**** TASK INPUTS

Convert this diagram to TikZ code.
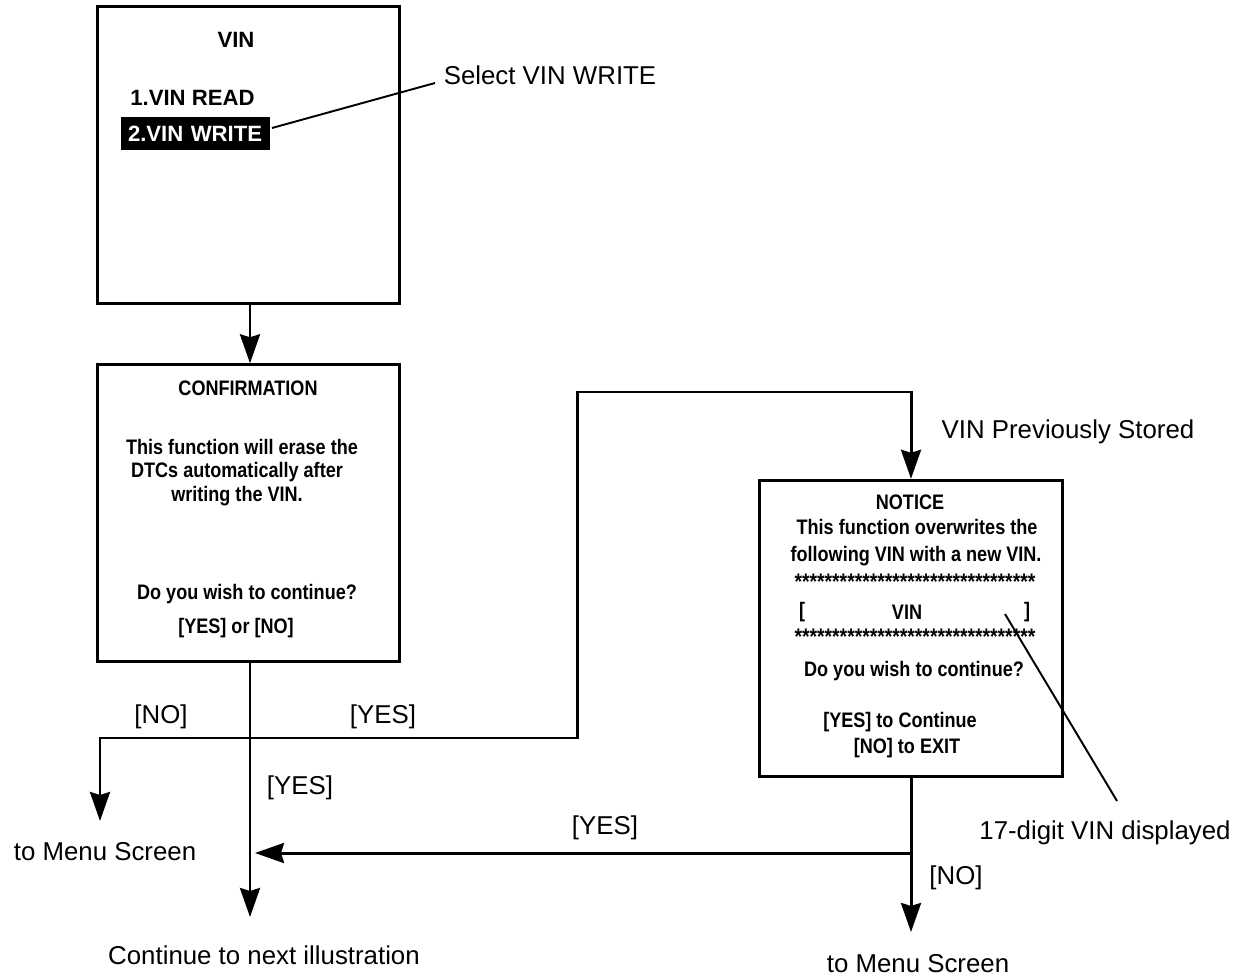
\documentclass[tikz,border=0pt]{standalone}
\usepackage{fontspec}
\setmainfont{Liberation Sans}
\newfontfamily\condfont[FakeStretch=0.86]{Liberation Sans}
\usetikzlibrary{arrows.meta}
\tikzset{
  screen/.style={draw, line width=1.7pt, minimum width=6.05cm, minimum height=5.93cm, inner sep=0pt},
  arr/.style={line width=1.7pt, -{Stealth[length=0.58cm, width=0.4cm, inset=0.06cm]}},
  conn/.style={line width=1.7pt},
  lead/.style={line width=1.1pt},
  lbl/.style={font=\fontsize{14.7}{17}\selectfont, inner sep=0pt},
  scr/.style={font=\condfont\bfseries\fontsize{11.95}{14}\selectfont, inner sep=0pt},
  stars/.style={font=\condfont\bfseries\fontsize{12.8}{14}\selectfont, inner sep=0pt},
  scra/.style={font=\bfseries\fontsize{12.6}{15}\selectfont, inner sep=0pt},
}
\begin{document}
\begin{tikzpicture}[x=0.02cm, y=-0.02cm]
\useasboundingbox (0,0) rectangle (1246,979);
% screens
\node[screen] (b1) at (248.5,155) {};
\node[screen] (b2) at (248.5,513) {};
\node[screen] (b3) at (911,628.5) {};
% box 1 texts
\node[scra] (t1) at (236,40) {VIN};
\node[scra, anchor=west] (r1) at (130,98) {1.VIN READ};
\node[scra, fill=black, text=white, minimum width=2.98cm, minimum height=0.66cm, text width=2.7cm, align=left] (w2) at (195.5,133.5) {2.VIN WRITE};
% box 2 texts
\node[scr] (c1) at (248,388) {CONFIRMATION};
\node[scr] (c2) at (242,447) {This function will erase the};
\node[scr] (c3) at (237,472) {DTCs automatically after};
\node[scr] (c4) at (237,496) {writing the VIN.};
\node[scr] (c5) at (247,594) {Do you wish to continue?};
\node[scr] (c6) at (236,628) {[YES] or [NO]};
% box 3 texts
\node[scr] (n1) at (910,502) {NOTICE};
\node[scr] (n2) at (917,527) {This function overwrites the};
\node[scr] (n3) at (916,556) {following VIN with a new VIN.};
\node[stars] (s1) at (915,582) {********************************};
\node[scr] (bl) at (802,612) {[};
\node[scr] (nv) at (907,612) {VIN};
\node[scr] (br) at (1027,612) {]};
\node[stars] (s2) at (915,637) {********************************};
\node[scr] (n4) at (914,671) {Do you wish to continue?};
\node[scr] (n5) at (900,722) {[YES] to Continue};
\node[scr] (n6) at (907,748) {[NO] to EXIT};
% labels
\node[lbl] (sel) at (550,75) {Select VIN WRITE};
\node[lbl] (prev) at (1068,432) {VIN Previously Stored};
\node[lbl] (dig) at (1105,833) {17-digit VIN displayed};
\node[lbl] (lno) at (161,717) {[NO]};
\node[lbl] (lyes1) at (383,717) {[YES]};
\node[lbl] (lyes2) at (300,788) {[YES]};
\node[lbl] (lyes3) at (605,828) {[YES]};
\node[lbl] (lno2) at (956,878) {[NO]};
\node[lbl] (menu1) at (105,852) {to Menu Screen};
\node[lbl] (cont) at (264,955) {Continue to next illustration};
\node[lbl] (menu2) at (918,964) {to Menu Screen};
% coordinates
\coordinate (j1) at (250,738);
\coordinate (m1tip) at (100,821);
\coordinate (ctip) at (250,917);
\coordinate (up1) at (577,738);
\coordinate (up2) at (577,392);
\coordinate (up3) at (911,392);
\coordinate (j2) at (911,853);
\coordinate (m2tip) at (911,932);
\coordinate (ytip) at (255,853);
\coordinate (l1a) at (272,128);
\coordinate (l1b) at (435,83);
\coordinate (l2a) at (1005,614);
\coordinate (l2b) at (1117,801);
% connectors
\draw[arr] (b1.south -| ctip) -- (b2.north -| ctip);
\draw[arr] (b2.south -| ctip) -- (ctip);
\draw[arr] (j1) -| (m1tip);
\draw[arr] (j1) -- (up1) -- (up2) -- (up3) -- (b3.north);
\draw[arr] (b3.south) -- (m2tip);
\draw[arr] (j2) -- (ytip);
\draw[lead] (l1a) -- (l1b);
\draw[lead] (l2a) -- (l2b);
\end{tikzpicture}
\end{document}
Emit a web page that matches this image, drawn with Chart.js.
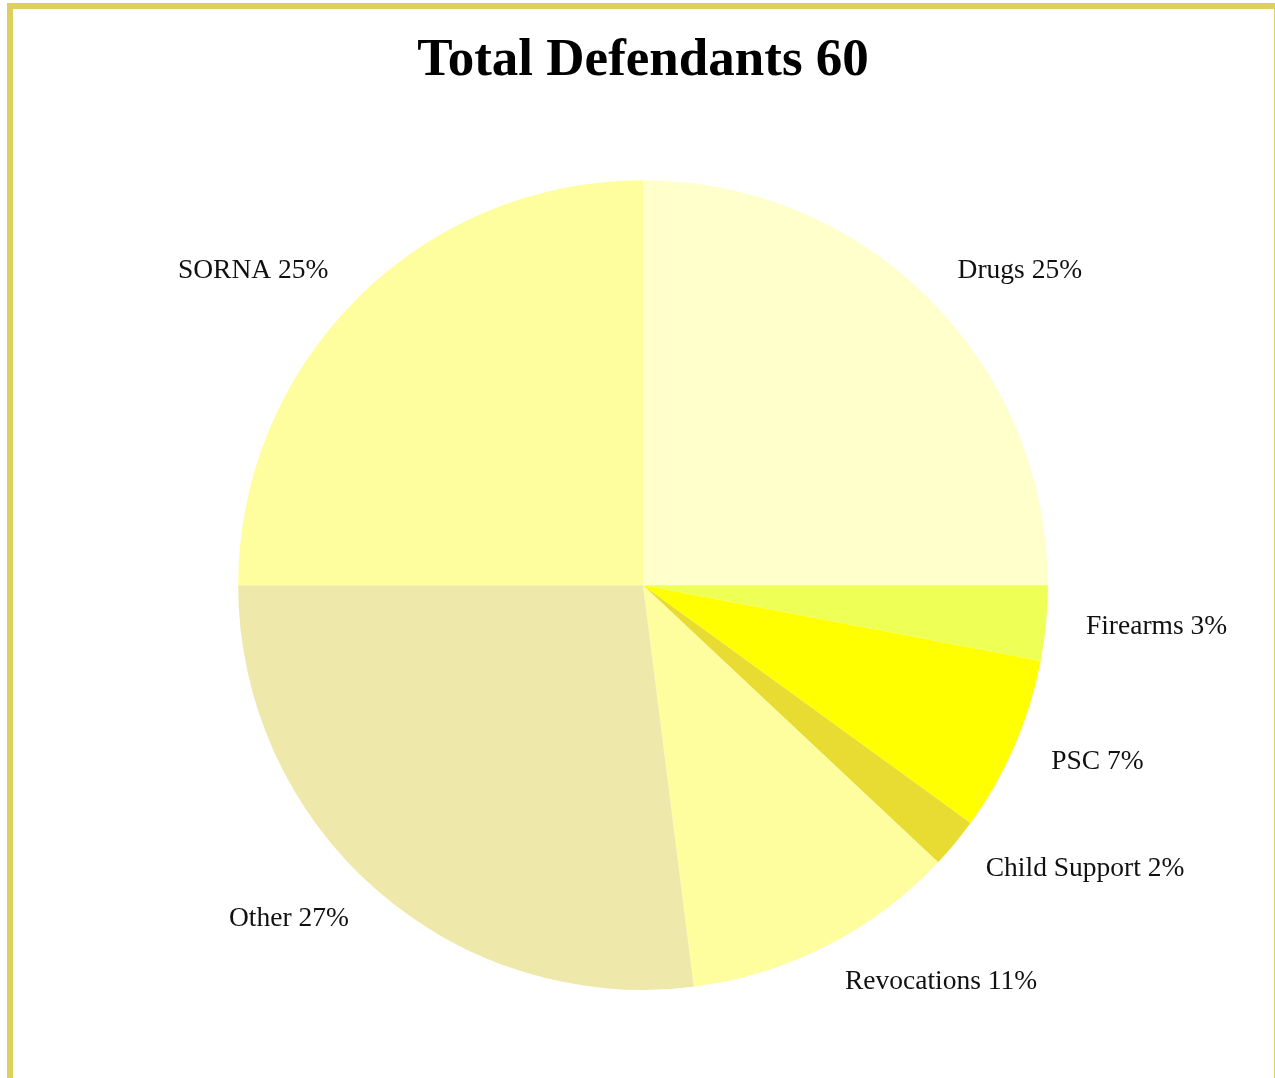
<!DOCTYPE html>
<html>
<head>
<meta charset="utf-8">
<script src="https://cdn.jsdelivr.net/npm/chart.js@4"></script>
<style>
  html, body { margin: 0; padding: 0; background: #fff; overflow: hidden; }
  #frame {
    position: absolute;
    left: 7px;
    top: 3px;
    width: 1261px;
    height: 1100px;
    border: 6px solid #dfcf5e;
    border-right-width: 1px;
    background: #fff;
  }
  #chartBox { position: absolute; left: 0; top: 0; width: 1260px; height: 1069px; }
</style>
</head>
<body>
<div id="frame">
  <div id="chartBox"><canvas id="defendantsChart"></canvas></div>
</div>
<script>
const categories = ['Drugs', 'Firearms', 'PSC', 'Child Support', 'Revocations', 'Other', 'SORNA'];
const percentages = [25, 3, 7, 2, 11, 27, 25];
const sliceColors = ['#ffffcc', '#eeff55', '#ffff00', '#e8dc32', '#fefe9e', '#eee8aa', '#fefe9e'];
const totalDefendants = 60;

// draws "Name NN%" just outside each slice, aligned away from the centre
const outsideLabels = {
  id: 'outsideLabels',
  afterDatasetsDraw(chart) {
    const ctx = chart.ctx;
    const meta = chart.getDatasetMeta(0);
    ctx.save();
    ctx.font = '27.5px "Liberation Serif", "DejaVu Serif", serif';
    ctx.fillStyle = '#111';
    ctx.textBaseline = 'middle';
    meta.data.forEach((arc, i) => {
      const mid = (arc.startAngle + arc.endAngle) / 2;
      const dist = arc.outerRadius + 40;
      const x = arc.x + Math.cos(mid) * dist;
      const y = arc.y + Math.sin(mid) * dist;
      ctx.textAlign = Math.cos(mid) >= 0 ? 'left' : 'right';
      ctx.fillText(categories[i] + ' ' + percentages[i] + '%', x, y);
    });
    ctx.restore();
  }
};

const ctx = document.getElementById('defendantsChart').getContext('2d');
new Chart(ctx, {
  type: 'pie',
  data: {
    labels: categories,
    datasets: [{
      data: percentages,
      backgroundColor: sliceColors,
      borderWidth: 0
    }]
  },
  options: {
    responsive: true,
    maintainAspectRatio: false,
    animation: false,
    layout: { padding: { bottom: 88 } },
    plugins: {
      legend: { display: false },
      tooltip: { enabled: false },
      title: {
        display: true,
        text: 'Total Defendants ' + totalDefendants,
        color: '#000',
        font: { family: '"Liberation Serif", "DejaVu Serif", serif', size: 53, weight: 'bold', lineHeight: 1.1 },
        padding: { top: 23, bottom: 90 }
      }
    }
  },
  plugins: [outsideLabels]
});
</script>
</body>
</html>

********

> STATED PROBLEM: Leaving aside the images, write out the entries above word for word.

> ANSWER IN FULL:
Convert this diagram to TikZ code.
\documentclass[tikz,border=0pt]{standalone}
\usepackage{fontspec}
\setmainfont{Liberation Sans}
\newfontfamily\condfont[FakeStretch=0.86]{Liberation Sans}
\usetikzlibrary{arrows.meta}
\tikzset{
  screen/.style={draw, line width=1.7pt, minimum width=6.05cm, minimum height=5.93cm, inner sep=0pt},
  arr/.style={line width=1.7pt, -{Stealth[length=0.58cm, width=0.4cm, inset=0.06cm]}},
  conn/.style={line width=1.7pt},
  lead/.style={line width=1.1pt},
  lbl/.style={font=\fontsize{14.7}{17}\selectfont, inner sep=0pt},
  scr/.style={font=\condfont\bfseries\fontsize{11.95}{14}\selectfont, inner sep=0pt},
  stars/.style={font=\condfont\bfseries\fontsize{12.8}{14}\selectfont, inner sep=0pt},
  scra/.style={font=\bfseries\fontsize{12.6}{15}\selectfont, inner sep=0pt},
}
\begin{document}
\begin{tikzpicture}[x=0.02cm, y=-0.02cm]
\useasboundingbox (0,0) rectangle (1246,979);
% screens
\node[screen] (b1) at (248.5,155) {};
\node[screen] (b2) at (248.5,513) {};
\node[screen] (b3) at (911,628.5) {};
% box 1 texts
\node[scra] (t1) at (236,40) {VIN};
\node[scra, anchor=west] (r1) at (130,98) {1.VIN READ};
\node[scra, fill=black, text=white, minimum width=2.98cm, minimum height=0.66cm, text width=2.7cm, align=left] (w2) at (195.5,133.5) {2.VIN WRITE};
% box 2 texts
\node[scr] (c1) at (248,388) {CONFIRMATION};
\node[scr] (c2) at (242,447) {This function will erase the};
\node[scr] (c3) at (237,472) {DTCs automatically after};
\node[scr] (c4) at (237,496) {writing the VIN.};
\node[scr] (c5) at (247,594) {Do you wish to continue?};
\node[scr] (c6) at (236,628) {[YES] or [NO]};
% box 3 texts
\node[scr] (n1) at (910,502) {NOTICE};
\node[scr] (n2) at (917,527) {This function overwrites the};
\node[scr] (n3) at (916,556) {following VIN with a new VIN.};
\node[stars] (s1) at (915,582) {********************************};
\node[scr] (bl) at (802,612) {[};
\node[scr] (nv) at (907,612) {VIN};
\node[scr] (br) at (1027,612) {]};
\node[stars] (s2) at (915,637) {********************************};
\node[scr] (n4) at (914,671) {Do you wish to continue?};
\node[scr] (n5) at (900,722) {[YES] to Continue};
\node[scr] (n6) at (907,748) {[NO] to EXIT};
% labels
\node[lbl] (sel) at (550,75) {Select VIN WRITE};
\node[lbl] (prev) at (1068,432) {VIN Previously Stored};
\node[lbl] (dig) at (1105,833) {17-digit VIN displayed};
\node[lbl] (lno) at (161,717) {[NO]};
\node[lbl] (lyes1) at (383,717) {[YES]};
\node[lbl] (lyes2) at (300,788) {[YES]};
\node[lbl] (lyes3) at (605,828) {[YES]};
\node[lbl] (lno2) at (956,878) {[NO]};
\node[lbl] (menu1) at (105,852) {to Menu Screen};
\node[lbl] (cont) at (264,955) {Continue to next illustration};
\node[lbl] (menu2) at (918,964) {to Menu Screen};
% coordinates
\coordinate (j1) at (250,738);
\coordinate (m1tip) at (100,821);
\coordinate (ctip) at (250,917);
\coordinate (up1) at (577,738);
\coordinate (up2) at (577,392);
\coordinate (up3) at (911,392);
\coordinate (j2) at (911,853);
\coordinate (m2tip) at (911,932);
\coordinate (ytip) at (255,853);
\coordinate (l1a) at (272,128);
\coordinate (l1b) at (435,83);
\coordinate (l2a) at (1005,614);
\coordinate (l2b) at (1117,801);
% connectors
\draw[arr] (b1.south -| ctip) -- (b2.north -| ctip);
\draw[arr] (b2.south -| ctip) -- (ctip);
\draw[arr] (j1) -| (m1tip);
\draw[arr] (j1) -- (up1) -- (up2) -- (up3) -- (b3.north);
\draw[arr] (b3.south) -- (m2tip);
\draw[arr] (j2) -- (ytip);
\draw[lead] (l1a) -- (l1b);
\draw[lead] (l2a) -- (l2b);
\end{tikzpicture}
\end{document}
Emit a web page that matches this image, drawn with Chart.js.
<!DOCTYPE html>
<html>
<head>
<meta charset="utf-8">
<script src="https://cdn.jsdelivr.net/npm/chart.js@4"></script>
<style>
  html, body { margin: 0; padding: 0; background: #fff; overflow: hidden; }
  #frame {
    position: absolute;
    left: 7px;
    top: 3px;
    width: 1261px;
    height: 1100px;
    border: 6px solid #dfcf5e;
    border-right-width: 1px;
    background: #fff;
  }
  #chartBox { position: absolute; left: 0; top: 0; width: 1260px; height: 1069px; }
</style>
</head>
<body>
<div id="frame">
  <div id="chartBox"><canvas id="defendantsChart"></canvas></div>
</div>
<script>
const categories = ['Drugs', 'Firearms', 'PSC', 'Child Support', 'Revocations', 'Other', 'SORNA'];
const percentages = [25, 3, 7, 2, 11, 27, 25];
const sliceColors = ['#ffffcc', '#eeff55', '#ffff00', '#e8dc32', '#fefe9e', '#eee8aa', '#fefe9e'];
const totalDefendants = 60;

// draws "Name NN%" just outside each slice, aligned away from the centre
const outsideLabels = {
  id: 'outsideLabels',
  afterDatasetsDraw(chart) {
    const ctx = chart.ctx;
    const meta = chart.getDatasetMeta(0);
    ctx.save();
    ctx.font = '27.5px "Liberation Serif", "DejaVu Serif", serif';
    ctx.fillStyle = '#111';
    ctx.textBaseline = 'middle';
    meta.data.forEach((arc, i) => {
      const mid = (arc.startAngle + arc.endAngle) / 2;
      const dist = arc.outerRadius + 40;
      const x = arc.x + Math.cos(mid) * dist;
      const y = arc.y + Math.sin(mid) * dist;
      ctx.textAlign = Math.cos(mid) >= 0 ? 'left' : 'right';
      ctx.fillText(categories[i] + ' ' + percentages[i] + '%', x, y);
    });
    ctx.restore();
  }
};

const ctx = document.getElementById('defendantsChart').getContext('2d');
new Chart(ctx, {
  type: 'pie',
  data: {
    labels: categories,
    datasets: [{
      data: percentages,
      backgroundColor: sliceColors,
      borderWidth: 0
    }]
  },
  options: {
    responsive: true,
    maintainAspectRatio: false,
    animation: false,
    layout: { padding: { bottom: 88 } },
    plugins: {
      legend: { display: false },
      tooltip: { enabled: false },
      title: {
        display: true,
        text: 'Total Defendants ' + totalDefendants,
        color: '#000',
        font: { family: '"Liberation Serif", "DejaVu Serif", serif', size: 53, weight: 'bold', lineHeight: 1.1 },
        padding: { top: 23, bottom: 90 }
      }
    }
  },
  plugins: [outsideLabels]
});
</script>
</body>
</html>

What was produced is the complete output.